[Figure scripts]
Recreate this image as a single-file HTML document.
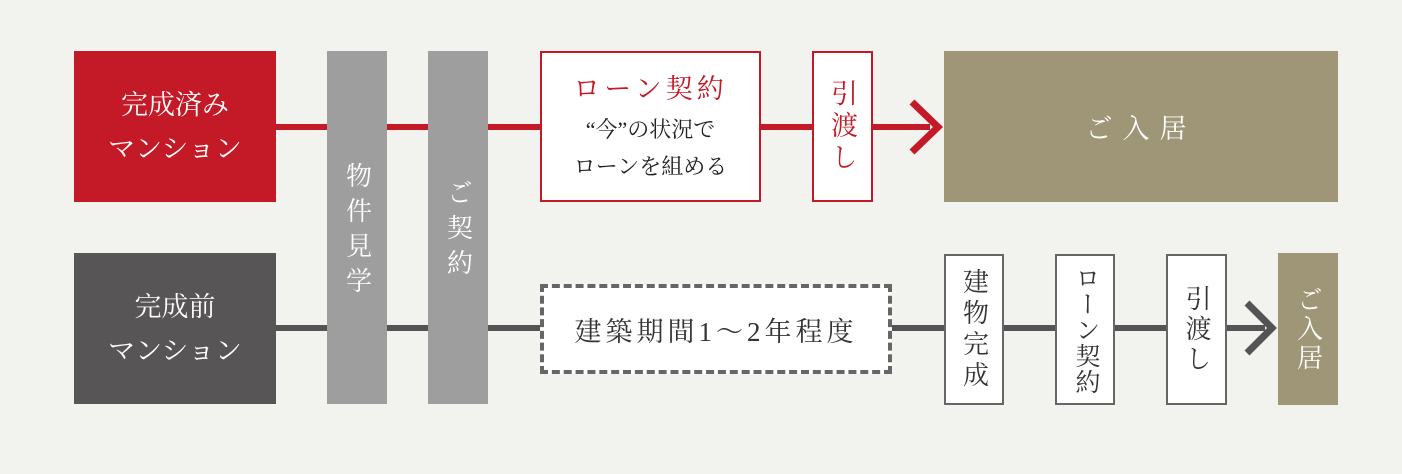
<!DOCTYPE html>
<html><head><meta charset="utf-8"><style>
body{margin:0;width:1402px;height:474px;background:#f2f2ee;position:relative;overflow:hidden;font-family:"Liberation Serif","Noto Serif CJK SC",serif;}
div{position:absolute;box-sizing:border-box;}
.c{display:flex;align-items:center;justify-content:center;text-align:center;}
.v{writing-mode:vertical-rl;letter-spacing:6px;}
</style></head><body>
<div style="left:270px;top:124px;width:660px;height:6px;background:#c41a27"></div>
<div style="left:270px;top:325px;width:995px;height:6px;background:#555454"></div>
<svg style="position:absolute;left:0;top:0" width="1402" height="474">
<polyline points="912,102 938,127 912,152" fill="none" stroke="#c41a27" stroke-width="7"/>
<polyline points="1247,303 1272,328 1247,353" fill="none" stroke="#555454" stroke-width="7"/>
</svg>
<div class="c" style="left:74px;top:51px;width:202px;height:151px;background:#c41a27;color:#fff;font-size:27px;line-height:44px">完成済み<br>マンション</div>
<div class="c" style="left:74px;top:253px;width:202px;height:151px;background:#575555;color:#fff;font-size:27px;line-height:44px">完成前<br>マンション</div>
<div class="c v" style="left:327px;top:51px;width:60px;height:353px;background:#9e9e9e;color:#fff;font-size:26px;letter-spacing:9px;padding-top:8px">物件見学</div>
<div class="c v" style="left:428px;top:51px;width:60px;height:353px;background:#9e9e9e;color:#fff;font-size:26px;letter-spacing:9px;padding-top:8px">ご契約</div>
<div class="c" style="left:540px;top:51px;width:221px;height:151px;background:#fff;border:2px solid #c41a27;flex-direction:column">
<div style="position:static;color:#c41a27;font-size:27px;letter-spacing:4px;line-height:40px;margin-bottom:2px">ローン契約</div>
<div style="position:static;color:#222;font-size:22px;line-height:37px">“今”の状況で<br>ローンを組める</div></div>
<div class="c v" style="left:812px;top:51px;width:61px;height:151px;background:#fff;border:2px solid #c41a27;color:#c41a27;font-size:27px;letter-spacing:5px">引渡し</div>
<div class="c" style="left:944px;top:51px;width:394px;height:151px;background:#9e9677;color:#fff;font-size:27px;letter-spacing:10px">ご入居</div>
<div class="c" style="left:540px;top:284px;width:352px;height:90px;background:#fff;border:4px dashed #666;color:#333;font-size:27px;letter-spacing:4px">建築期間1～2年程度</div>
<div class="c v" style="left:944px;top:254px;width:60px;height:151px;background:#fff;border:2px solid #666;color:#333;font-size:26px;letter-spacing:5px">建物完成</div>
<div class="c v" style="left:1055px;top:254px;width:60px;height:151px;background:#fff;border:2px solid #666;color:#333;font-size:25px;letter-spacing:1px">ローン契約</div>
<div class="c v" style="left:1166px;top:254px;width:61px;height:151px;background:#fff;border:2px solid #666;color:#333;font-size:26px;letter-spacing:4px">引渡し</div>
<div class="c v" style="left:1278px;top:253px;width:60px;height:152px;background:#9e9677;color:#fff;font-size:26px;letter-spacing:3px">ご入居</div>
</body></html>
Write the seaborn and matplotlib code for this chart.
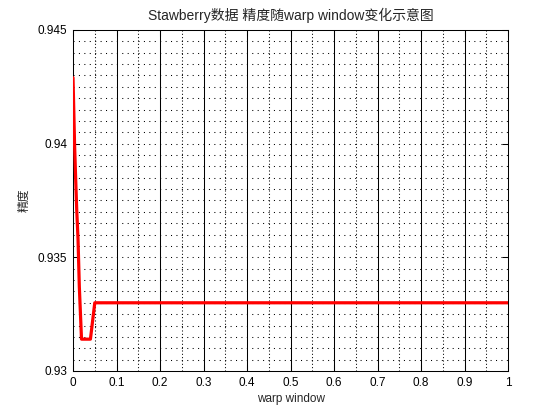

Task to complete:
Exclude all images and restate the records above word for word.

Answer to the exercise:
Recreate this image as a single-file HTML document.
<!DOCTYPE html>
<html><head><meta charset="utf-8"><style>
body{margin:0;width:1402px;height:474px;background:#f2f2ee;position:relative;overflow:hidden;font-family:"Liberation Serif","Noto Serif CJK SC",serif;}
div{position:absolute;box-sizing:border-box;}
.c{display:flex;align-items:center;justify-content:center;text-align:center;}
.v{writing-mode:vertical-rl;letter-spacing:6px;}
</style></head><body>
<div style="left:270px;top:124px;width:660px;height:6px;background:#c41a27"></div>
<div style="left:270px;top:325px;width:995px;height:6px;background:#555454"></div>
<svg style="position:absolute;left:0;top:0" width="1402" height="474">
<polyline points="912,102 938,127 912,152" fill="none" stroke="#c41a27" stroke-width="7"/>
<polyline points="1247,303 1272,328 1247,353" fill="none" stroke="#555454" stroke-width="7"/>
</svg>
<div class="c" style="left:74px;top:51px;width:202px;height:151px;background:#c41a27;color:#fff;font-size:27px;line-height:44px">完成済み<br>マンション</div>
<div class="c" style="left:74px;top:253px;width:202px;height:151px;background:#575555;color:#fff;font-size:27px;line-height:44px">完成前<br>マンション</div>
<div class="c v" style="left:327px;top:51px;width:60px;height:353px;background:#9e9e9e;color:#fff;font-size:26px;letter-spacing:9px;padding-top:8px">物件見学</div>
<div class="c v" style="left:428px;top:51px;width:60px;height:353px;background:#9e9e9e;color:#fff;font-size:26px;letter-spacing:9px;padding-top:8px">ご契約</div>
<div class="c" style="left:540px;top:51px;width:221px;height:151px;background:#fff;border:2px solid #c41a27;flex-direction:column">
<div style="position:static;color:#c41a27;font-size:27px;letter-spacing:4px;line-height:40px;margin-bottom:2px">ローン契約</div>
<div style="position:static;color:#222;font-size:22px;line-height:37px">“今”の状況で<br>ローンを組める</div></div>
<div class="c v" style="left:812px;top:51px;width:61px;height:151px;background:#fff;border:2px solid #c41a27;color:#c41a27;font-size:27px;letter-spacing:5px">引渡し</div>
<div class="c" style="left:944px;top:51px;width:394px;height:151px;background:#9e9677;color:#fff;font-size:27px;letter-spacing:10px">ご入居</div>
<div class="c" style="left:540px;top:284px;width:352px;height:90px;background:#fff;border:4px dashed #666;color:#333;font-size:27px;letter-spacing:4px">建築期間1～2年程度</div>
<div class="c v" style="left:944px;top:254px;width:60px;height:151px;background:#fff;border:2px solid #666;color:#333;font-size:26px;letter-spacing:5px">建物完成</div>
<div class="c v" style="left:1055px;top:254px;width:60px;height:151px;background:#fff;border:2px solid #666;color:#333;font-size:25px;letter-spacing:1px">ローン契約</div>
<div class="c v" style="left:1166px;top:254px;width:61px;height:151px;background:#fff;border:2px solid #666;color:#333;font-size:26px;letter-spacing:4px">引渡し</div>
<div class="c v" style="left:1278px;top:253px;width:60px;height:152px;background:#9e9677;color:#fff;font-size:26px;letter-spacing:3px">ご入居</div>
</body></html>
Write the seaborn and matplotlib code for this chart.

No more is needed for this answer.